With so many coal-fired electric generating units, it's difficult to quantify their impacts and get a cumulative understanding. The State models incremental impacts- how this one additional unit will affect the air/resources. With so many proposed new sources, incremental analyses do not provide enough information. Modeling and assessing cumulative impacts is a complex endeavor and requires more resources than are currently available to Tribal staff.
The proposed 78 MW Holland Board of Public Works James DeYoung unit is located in an area with currently high and increasing levels of mercury in the surface water and fish tissue- already over health and safety limits.
The proposed 930 MW Consumers Energy Karn-Weadock unit has an approved State air permit to install, which requires the use of carbon capture and sequestration (CCS) when it becomes available, despite CCS's 30% parasitic load and documented cost-prohibitiveness. The permit also commits the company to closing 5-7 older coal-fired units throughout the state, because the new 930MW of power are not needed unless 930 MW of current power plants are shut down. However, closing 5 units will likely equate only a 600-700 MW closure. The older 5-7 units will not be required to follow the upcoming mercury regulations, which may have required their closure due to the expense of retrofitting to meet the mercury regulations. With the deal, now the older plants can remain open for several more years without controlling their mercury emissions.
The proposed 600 MW Wolverine Clean Energy Venture is located in a relatively pristine area and will consume over 86% of the 24 hour PM2.5 increment.
With even the highest new proposed NAAQS for ozone (0.070ppm), all of the proposed plants will most likely be in non-attainment areas for ozone. Regardless of these issues, if the permit applications are administratively complete, the State can (and according to many- should) approve.
An important issue is the failure of the State and Federal governments to recognize Tribal rights and responsibilities over treaty-ceded territories when it comes to environmental regulation. With small reservations, much of the Tribal hunting, trapping, fishing, and gathering occurs on State and Federal lands. Impacts on the resources within State and Federal lands are important to the Tribes and directly impact their access to treaty-ceded resources. Tribal signatories maintain usufructuary rights to these resources that should be federally protected.

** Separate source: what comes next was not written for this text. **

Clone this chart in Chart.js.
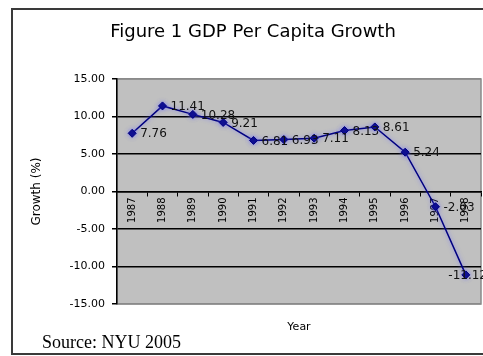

Yet another important issue is the process of notification and consultation between Tribal and State governments. Tribes are currently included under the public comment period for Michigan air permitting. Tribal environmental staff and Michigan Department of Natural Resources and Environment staff are currently working on developing better processes for notification, which involve the Tribes earlier in the permitting process. The agreements between the Tribes in Minnesota and the Minnesota Pollution Control Agency are models for such coordinated communication on air and water permitting.
Treatment as a Sovereign status is another option that would require the State to notify and consult with a Tribe prior to the public comment period for State permitting actions. However, the US EPA does not pursue TAS designations for Tribal lands where the exterior boundaries are disputed by States. Disputes over exterior boundaries have historically limited Tribal pursuit of TAS.